So with only mediocre success with my 2014 resolutions, I am hesitantly deciding on some new ones for the coming year. I want to make these new resolutions both challenging and realistic at the same thing. I know that I do better when I have things to work toward, whether I actually achieve them all or not. Sometimes the success is in the pushing of oneself. This year I’m going to call them “goals” rather than “resolutions”, which is kind of bullshit, really, since we all know that they’re the same damn thing. In any case, that’s what I’m doing, bullshit or not.
So. Here we go.
1. Run at least 2000 km. Last year I ran almost 2300, so shooting for 2000 again in 2015 is doable, I think. Hopefully I’ll bust this goal wide open. I’ve realized that it’s good for me to have a tangible running goal; it helps me push myself in this area.
2. Finish organizing the basement. Our basement storage area is also known affectionately in our family as “The Pit of Despair”. No further explanation required, really. It’s time to finally get that dump whipped into shape, once and for all.
3. Spend more time with friends.
I failed in making friendships a priority in 2014, but I don’t intend to make the same mistake this year. My friends mean way too much to me to allow that to happen.
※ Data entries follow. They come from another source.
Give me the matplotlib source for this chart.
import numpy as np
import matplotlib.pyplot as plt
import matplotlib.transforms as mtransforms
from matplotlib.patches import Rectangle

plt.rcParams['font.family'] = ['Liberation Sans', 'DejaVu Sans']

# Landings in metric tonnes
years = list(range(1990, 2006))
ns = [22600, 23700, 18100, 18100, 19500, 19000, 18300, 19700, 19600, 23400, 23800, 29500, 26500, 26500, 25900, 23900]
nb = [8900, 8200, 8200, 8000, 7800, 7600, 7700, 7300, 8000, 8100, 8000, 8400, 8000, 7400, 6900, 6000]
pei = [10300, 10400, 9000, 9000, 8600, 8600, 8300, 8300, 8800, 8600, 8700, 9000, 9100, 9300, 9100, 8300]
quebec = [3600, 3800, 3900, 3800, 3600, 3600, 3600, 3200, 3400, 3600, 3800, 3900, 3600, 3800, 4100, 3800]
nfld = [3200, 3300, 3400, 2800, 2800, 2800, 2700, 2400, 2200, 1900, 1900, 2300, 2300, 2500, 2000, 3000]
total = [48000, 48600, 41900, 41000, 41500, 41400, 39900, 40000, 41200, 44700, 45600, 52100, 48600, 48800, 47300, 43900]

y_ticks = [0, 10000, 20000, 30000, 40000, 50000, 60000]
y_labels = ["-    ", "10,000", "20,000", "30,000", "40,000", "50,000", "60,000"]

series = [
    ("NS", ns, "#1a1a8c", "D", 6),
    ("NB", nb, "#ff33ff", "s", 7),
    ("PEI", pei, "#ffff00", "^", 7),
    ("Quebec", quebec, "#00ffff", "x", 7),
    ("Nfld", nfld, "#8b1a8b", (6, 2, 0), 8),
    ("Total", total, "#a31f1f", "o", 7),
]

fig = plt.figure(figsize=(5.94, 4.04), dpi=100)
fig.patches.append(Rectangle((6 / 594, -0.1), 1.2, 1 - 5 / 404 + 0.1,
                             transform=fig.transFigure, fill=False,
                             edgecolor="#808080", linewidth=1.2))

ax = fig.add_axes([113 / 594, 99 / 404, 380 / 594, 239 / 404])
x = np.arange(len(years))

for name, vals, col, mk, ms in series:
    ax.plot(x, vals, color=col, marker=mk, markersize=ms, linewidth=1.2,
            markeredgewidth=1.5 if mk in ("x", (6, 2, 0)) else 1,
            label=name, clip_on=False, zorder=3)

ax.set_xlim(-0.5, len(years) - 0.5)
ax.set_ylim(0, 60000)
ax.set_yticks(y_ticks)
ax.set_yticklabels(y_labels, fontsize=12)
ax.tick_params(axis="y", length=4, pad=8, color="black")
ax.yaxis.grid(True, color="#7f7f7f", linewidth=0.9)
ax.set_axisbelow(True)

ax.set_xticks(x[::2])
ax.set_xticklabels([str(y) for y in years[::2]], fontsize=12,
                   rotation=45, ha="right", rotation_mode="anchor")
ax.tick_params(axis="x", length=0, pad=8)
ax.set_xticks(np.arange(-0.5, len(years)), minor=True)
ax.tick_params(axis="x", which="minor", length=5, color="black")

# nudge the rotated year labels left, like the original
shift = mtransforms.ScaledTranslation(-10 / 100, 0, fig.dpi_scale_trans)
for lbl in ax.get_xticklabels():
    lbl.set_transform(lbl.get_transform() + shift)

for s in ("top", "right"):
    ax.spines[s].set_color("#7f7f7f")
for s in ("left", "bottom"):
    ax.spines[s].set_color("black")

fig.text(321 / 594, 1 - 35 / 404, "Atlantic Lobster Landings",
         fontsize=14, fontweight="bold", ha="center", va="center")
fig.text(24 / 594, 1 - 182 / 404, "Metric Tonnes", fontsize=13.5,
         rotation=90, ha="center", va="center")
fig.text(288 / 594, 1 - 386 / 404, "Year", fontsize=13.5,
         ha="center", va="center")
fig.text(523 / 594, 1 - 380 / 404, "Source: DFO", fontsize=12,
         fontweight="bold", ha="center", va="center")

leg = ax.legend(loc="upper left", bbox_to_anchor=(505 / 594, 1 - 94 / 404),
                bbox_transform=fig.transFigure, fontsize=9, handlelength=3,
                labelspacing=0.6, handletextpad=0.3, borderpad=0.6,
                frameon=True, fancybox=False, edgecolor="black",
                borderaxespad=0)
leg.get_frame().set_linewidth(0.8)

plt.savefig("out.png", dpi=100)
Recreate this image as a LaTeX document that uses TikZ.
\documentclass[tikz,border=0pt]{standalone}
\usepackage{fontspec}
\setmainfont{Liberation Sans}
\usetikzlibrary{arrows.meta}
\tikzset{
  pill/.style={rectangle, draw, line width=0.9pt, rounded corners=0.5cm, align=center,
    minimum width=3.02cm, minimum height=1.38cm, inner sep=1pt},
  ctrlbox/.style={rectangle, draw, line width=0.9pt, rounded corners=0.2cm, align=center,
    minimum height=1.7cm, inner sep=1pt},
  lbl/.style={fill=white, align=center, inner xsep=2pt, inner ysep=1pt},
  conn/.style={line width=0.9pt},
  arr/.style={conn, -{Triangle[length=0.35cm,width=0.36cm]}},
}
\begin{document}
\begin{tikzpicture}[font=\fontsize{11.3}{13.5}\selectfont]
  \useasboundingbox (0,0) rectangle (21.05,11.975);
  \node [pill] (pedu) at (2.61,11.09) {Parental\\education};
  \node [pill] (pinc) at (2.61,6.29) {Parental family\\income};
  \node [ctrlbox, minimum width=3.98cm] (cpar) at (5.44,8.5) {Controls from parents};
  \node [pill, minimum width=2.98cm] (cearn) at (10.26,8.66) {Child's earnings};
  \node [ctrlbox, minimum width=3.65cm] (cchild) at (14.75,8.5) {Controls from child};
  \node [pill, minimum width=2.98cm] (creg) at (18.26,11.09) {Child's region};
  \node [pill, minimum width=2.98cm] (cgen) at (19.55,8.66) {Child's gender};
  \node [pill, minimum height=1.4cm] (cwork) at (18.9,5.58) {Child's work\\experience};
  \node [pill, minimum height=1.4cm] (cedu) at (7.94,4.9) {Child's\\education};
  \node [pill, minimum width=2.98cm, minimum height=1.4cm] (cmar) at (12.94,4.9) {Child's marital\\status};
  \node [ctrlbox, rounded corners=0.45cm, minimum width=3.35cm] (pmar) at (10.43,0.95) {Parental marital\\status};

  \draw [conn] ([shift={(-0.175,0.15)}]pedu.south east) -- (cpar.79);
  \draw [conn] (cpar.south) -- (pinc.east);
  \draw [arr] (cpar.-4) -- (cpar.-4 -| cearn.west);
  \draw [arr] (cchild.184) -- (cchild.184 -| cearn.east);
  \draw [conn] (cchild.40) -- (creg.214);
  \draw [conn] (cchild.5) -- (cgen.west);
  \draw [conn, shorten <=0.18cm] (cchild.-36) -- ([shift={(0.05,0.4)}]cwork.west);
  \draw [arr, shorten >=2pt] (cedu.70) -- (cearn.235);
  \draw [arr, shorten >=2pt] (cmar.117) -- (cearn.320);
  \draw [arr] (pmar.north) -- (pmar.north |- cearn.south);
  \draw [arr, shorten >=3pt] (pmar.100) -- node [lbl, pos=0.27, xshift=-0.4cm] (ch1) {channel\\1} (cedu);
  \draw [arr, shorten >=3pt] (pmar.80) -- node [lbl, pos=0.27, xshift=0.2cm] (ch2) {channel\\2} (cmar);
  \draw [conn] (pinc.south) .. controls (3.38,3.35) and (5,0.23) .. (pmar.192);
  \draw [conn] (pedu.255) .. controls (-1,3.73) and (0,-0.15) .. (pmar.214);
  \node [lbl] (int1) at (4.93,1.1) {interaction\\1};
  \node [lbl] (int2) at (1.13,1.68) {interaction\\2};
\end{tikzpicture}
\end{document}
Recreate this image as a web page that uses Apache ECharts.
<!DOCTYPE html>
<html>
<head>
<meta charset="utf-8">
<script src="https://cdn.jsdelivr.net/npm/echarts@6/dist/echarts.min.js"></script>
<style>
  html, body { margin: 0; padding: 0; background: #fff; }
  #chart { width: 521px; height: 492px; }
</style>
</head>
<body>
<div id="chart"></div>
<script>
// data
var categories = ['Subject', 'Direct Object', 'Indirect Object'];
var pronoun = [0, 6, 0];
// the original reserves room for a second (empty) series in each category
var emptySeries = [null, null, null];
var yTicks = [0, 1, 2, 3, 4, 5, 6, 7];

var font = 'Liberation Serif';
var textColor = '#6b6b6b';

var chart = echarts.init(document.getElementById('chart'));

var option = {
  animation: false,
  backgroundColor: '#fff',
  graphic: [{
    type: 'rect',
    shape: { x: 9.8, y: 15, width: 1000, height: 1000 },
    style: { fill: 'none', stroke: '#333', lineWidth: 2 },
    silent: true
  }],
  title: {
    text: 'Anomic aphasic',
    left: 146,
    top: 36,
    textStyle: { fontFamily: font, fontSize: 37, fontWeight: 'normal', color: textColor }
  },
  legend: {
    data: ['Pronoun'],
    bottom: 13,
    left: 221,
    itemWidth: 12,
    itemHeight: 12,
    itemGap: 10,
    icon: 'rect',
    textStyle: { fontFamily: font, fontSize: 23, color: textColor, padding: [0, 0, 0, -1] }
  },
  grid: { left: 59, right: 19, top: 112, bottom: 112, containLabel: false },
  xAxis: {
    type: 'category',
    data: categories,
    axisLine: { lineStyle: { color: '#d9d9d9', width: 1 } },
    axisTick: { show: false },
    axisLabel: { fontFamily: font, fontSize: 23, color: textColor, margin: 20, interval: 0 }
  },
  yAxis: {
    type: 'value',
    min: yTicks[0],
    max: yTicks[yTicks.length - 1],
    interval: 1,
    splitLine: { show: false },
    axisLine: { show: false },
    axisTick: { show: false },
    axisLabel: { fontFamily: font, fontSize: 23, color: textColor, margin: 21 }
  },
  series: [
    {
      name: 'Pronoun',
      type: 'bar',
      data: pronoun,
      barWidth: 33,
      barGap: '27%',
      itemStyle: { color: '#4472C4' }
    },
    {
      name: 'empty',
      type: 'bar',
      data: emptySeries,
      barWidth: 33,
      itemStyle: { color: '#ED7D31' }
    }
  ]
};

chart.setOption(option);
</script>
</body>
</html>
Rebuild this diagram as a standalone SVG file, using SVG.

I spent way too much time last year just allowing life to pass me by, and I feel like that attitude has done damage in more than one area of my life. I can’t allow this to continue.
4. More yoga. More yoga. More yoga.
Same as last year, I’m going to aim to do more yoga in 2015. Here’s the thing — I enjoy doing it, I know that it’s good for me, so why am I struggling with this one?
5. Try meditation.
Again — same as last year. In fact, this has been a goal of mine for the past few years. So why the resistance? Good question, kids. But I plan on pushing past this resistance to give this an honest try. In keeping with this meditation goal I also want to focus on being more present in 2015. Too often I allow distractions in life to pull me away from the truly important things. I don’t want this to continue.
6. Keep on track with our financial goals.
CBG and I made a big effort to get our finances on track at the end of 2014. We even started a joint blog project together to help with accountability and keeping ourselves on track. The great news is that it’s all working! We stayed on track financially over the holidays and are gradually paying down our debt while simultaneously building up our savings. This is one of my resolutions this year that excites me and makes me look forward to the coming months.
7. Read 14 books.
When I went back and looked over the list of books I’d read in 2014, I realized that I actually did reach my goal of reading 12 books over the course of the year (there were a few I’d forgotten about!). So…in 2014 my goal is to read at least 14…a small goal for some but for me, this is a lot, as setting aside time for myself in this way isn’t something I do often enough.
8. Improve upper body strength. Sure, these legs can run for miles, but I’ve got a bit of a t-rex thing going on, with a less-than-awesome upper body. This must change.
9. Pursue creativity. This is another one that is the same as last year, but one that I feel I need to pursue further in 2015. I dabbled a little bit in photography last year, and it was so good for me to have a creative outlet. I used to be so much more creative than I am now; it’s something that I haven’t been putting at the top of my list of priorities and I want that to change. I don’t expect to become any kind of great artist or photographer or anything, but for me, having a creative outlet is important, and that’s something I’ve allowed to fall by the wayside. No more of that in 2015.
10. Make my marriage a priority. If you’ve been reading along on this blog (and CBG’s, for that matter), you know that things haven’t been great with us these last few months. Not that we’re not getting along, but that there are other factors at play (namely CBG’s depression and my current struggle with Seasonal Affective Disorder) that are getting in way of us being as close as we need to be. I’ll be honest: it makes me worried. I’ve definitely been feeling the distance between the two of us and I know that if this continues, it will cause serious damage to our marriage. I want 2015 to be about making us a priority again.
So….that’s it. I’d like to say that I’m tackling 2015 with a lot of oomph and enthusiasm, but at the moment, I’m sad to say that I’m not. Hopefully this will change as the weeks go by. Fingers crossed.
Happy New Year, by the way! What goals/resolutions/plans do you have for the upcoming year?